Go through the data and copy every line exactly, but not the images.

◆ RECORDED INFORMATION
-=-=-

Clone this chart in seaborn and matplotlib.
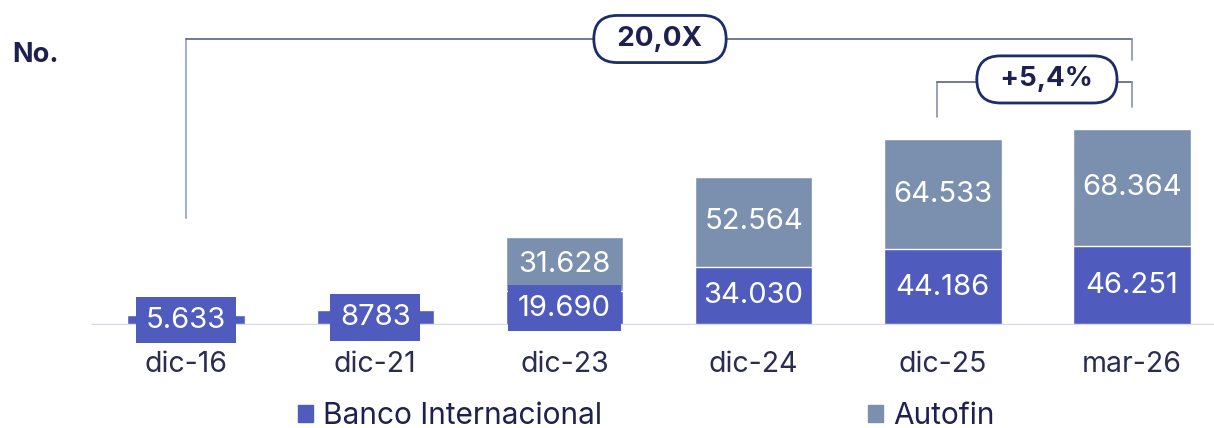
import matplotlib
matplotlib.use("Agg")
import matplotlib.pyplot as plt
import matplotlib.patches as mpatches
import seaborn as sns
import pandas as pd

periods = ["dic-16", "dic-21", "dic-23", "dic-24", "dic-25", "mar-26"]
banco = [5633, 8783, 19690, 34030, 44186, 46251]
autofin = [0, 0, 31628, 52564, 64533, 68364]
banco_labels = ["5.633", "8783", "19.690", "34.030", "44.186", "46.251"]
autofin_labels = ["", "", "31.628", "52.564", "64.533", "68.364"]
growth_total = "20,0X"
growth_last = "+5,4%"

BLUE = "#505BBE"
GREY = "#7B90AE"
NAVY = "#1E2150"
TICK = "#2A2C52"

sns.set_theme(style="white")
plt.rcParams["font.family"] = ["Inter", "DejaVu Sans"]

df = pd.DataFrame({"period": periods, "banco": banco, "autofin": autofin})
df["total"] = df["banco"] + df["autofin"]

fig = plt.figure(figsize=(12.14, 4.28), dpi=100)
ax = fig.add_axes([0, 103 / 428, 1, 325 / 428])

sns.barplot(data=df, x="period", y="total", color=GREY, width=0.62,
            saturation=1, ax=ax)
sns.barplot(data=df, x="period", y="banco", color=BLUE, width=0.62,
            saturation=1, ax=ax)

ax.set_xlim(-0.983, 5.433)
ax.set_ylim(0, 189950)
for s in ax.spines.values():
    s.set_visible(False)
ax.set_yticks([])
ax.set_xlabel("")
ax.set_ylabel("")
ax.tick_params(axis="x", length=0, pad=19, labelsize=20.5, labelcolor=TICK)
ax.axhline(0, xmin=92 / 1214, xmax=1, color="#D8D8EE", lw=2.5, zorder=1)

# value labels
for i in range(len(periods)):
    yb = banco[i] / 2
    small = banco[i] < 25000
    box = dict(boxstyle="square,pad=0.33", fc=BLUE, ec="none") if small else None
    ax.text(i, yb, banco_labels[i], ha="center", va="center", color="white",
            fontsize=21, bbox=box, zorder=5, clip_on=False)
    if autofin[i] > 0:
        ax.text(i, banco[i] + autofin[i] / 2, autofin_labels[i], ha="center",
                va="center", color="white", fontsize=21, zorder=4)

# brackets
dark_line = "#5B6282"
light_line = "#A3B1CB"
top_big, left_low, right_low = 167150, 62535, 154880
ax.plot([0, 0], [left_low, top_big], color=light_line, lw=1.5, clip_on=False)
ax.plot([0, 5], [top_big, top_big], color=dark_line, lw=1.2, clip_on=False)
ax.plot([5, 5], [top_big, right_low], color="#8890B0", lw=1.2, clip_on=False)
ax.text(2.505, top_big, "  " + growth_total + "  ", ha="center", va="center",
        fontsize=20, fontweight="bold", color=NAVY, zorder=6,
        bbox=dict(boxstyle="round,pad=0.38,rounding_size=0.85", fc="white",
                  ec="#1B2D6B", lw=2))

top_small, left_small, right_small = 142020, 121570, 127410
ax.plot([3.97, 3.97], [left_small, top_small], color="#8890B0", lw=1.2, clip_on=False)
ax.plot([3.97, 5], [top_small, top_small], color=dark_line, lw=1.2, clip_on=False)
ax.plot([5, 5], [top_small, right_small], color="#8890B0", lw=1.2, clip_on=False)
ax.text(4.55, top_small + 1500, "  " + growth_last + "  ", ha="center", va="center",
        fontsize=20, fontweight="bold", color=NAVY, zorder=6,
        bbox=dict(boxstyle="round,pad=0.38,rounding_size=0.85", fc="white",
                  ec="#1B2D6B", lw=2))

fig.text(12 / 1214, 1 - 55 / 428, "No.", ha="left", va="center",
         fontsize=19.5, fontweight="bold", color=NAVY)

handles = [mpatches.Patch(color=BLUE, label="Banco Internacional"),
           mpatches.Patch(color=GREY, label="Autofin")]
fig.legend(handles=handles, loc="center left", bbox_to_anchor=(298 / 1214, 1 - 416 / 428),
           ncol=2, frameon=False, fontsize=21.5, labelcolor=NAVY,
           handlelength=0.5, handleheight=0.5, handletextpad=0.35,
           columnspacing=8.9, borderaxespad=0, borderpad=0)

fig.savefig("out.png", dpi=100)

-=-=-

◆ TASK ANSWER
Clone this chart in seaborn and matplotlib.
import matplotlib
matplotlib.use("Agg")
import matplotlib.pyplot as plt
import matplotlib.patches as mpatches
import seaborn as sns
import pandas as pd

periods = ["dic-16", "dic-21", "dic-23", "dic-24", "dic-25", "mar-26"]
banco = [5633, 8783, 19690, 34030, 44186, 46251]
autofin = [0, 0, 31628, 52564, 64533, 68364]
banco_labels = ["5.633", "8783", "19.690", "34.030", "44.186", "46.251"]
autofin_labels = ["", "", "31.628", "52.564", "64.533", "68.364"]
growth_total = "20,0X"
growth_last = "+5,4%"

BLUE = "#505BBE"
GREY = "#7B90AE"
NAVY = "#1E2150"
TICK = "#2A2C52"

sns.set_theme(style="white")
plt.rcParams["font.family"] = ["Inter", "DejaVu Sans"]

df = pd.DataFrame({"period": periods, "banco": banco, "autofin": autofin})
df["total"] = df["banco"] + df["autofin"]

fig = plt.figure(figsize=(12.14, 4.28), dpi=100)
ax = fig.add_axes([0, 103 / 428, 1, 325 / 428])

sns.barplot(data=df, x="period", y="total", color=GREY, width=0.62,
            saturation=1, ax=ax)
sns.barplot(data=df, x="period", y="banco", color=BLUE, width=0.62,
            saturation=1, ax=ax)

ax.set_xlim(-0.983, 5.433)
ax.set_ylim(0, 189950)
for s in ax.spines.values():
    s.set_visible(False)
ax.set_yticks([])
ax.set_xlabel("")
ax.set_ylabel("")
ax.tick_params(axis="x", length=0, pad=19, labelsize=20.5, labelcolor=TICK)
ax.axhline(0, xmin=92 / 1214, xmax=1, color="#D8D8EE", lw=2.5, zorder=1)

# value labels
for i in range(len(periods)):
    yb = banco[i] / 2
    small = banco[i] < 25000
    box = dict(boxstyle="square,pad=0.33", fc=BLUE, ec="none") if small else None
    ax.text(i, yb, banco_labels[i], ha="center", va="center", color="white",
            fontsize=21, bbox=box, zorder=5, clip_on=False)
    if autofin[i] > 0:
        ax.text(i, banco[i] + autofin[i] / 2, autofin_labels[i], ha="center",
                va="center", color="white", fontsize=21, zorder=4)

# brackets
dark_line = "#5B6282"
light_line = "#A3B1CB"
top_big, left_low, right_low = 167150, 62535, 154880
ax.plot([0, 0], [left_low, top_big], color=light_line, lw=1.5, clip_on=False)
ax.plot([0, 5], [top_big, top_big], color=dark_line, lw=1.2, clip_on=False)
ax.plot([5, 5], [top_big, right_low], color="#8890B0", lw=1.2, clip_on=False)
ax.text(2.505, top_big, "  " + growth_total + "  ", ha="center", va="center",
        fontsize=20, fontweight="bold", color=NAVY, zorder=6,
        bbox=dict(boxstyle="round,pad=0.38,rounding_size=0.85", fc="white",
                  ec="#1B2D6B", lw=2))

top_small, left_small, right_small = 142020, 121570, 127410
ax.plot([3.97, 3.97], [left_small, top_small], color="#8890B0", lw=1.2, clip_on=False)
ax.plot([3.97, 5], [top_small, top_small], color=dark_line, lw=1.2, clip_on=False)
ax.plot([5, 5], [top_small, right_small], color="#8890B0", lw=1.2, clip_on=False)
ax.text(4.55, top_small + 1500, "  " + growth_last + "  ", ha="center", va="center",
        fontsize=20, fontweight="bold", color=NAVY, zorder=6,
        bbox=dict(boxstyle="round,pad=0.38,rounding_size=0.85", fc="white",
                  ec="#1B2D6B", lw=2))

fig.text(12 / 1214, 1 - 55 / 428, "No.", ha="left", va="center",
         fontsize=19.5, fontweight="bold", color=NAVY)

handles = [mpatches.Patch(color=BLUE, label="Banco Internacional"),
           mpatches.Patch(color=GREY, label="Autofin")]
fig.legend(handles=handles, loc="center left", bbox_to_anchor=(298 / 1214, 1 - 416 / 428),
           ncol=2, frameon=False, fontsize=21.5, labelcolor=NAVY,
           handlelength=0.5, handleheight=0.5, handletextpad=0.35,
           columnspacing=8.9, borderaxespad=0, borderpad=0)

fig.savefig("out.png", dpi=100)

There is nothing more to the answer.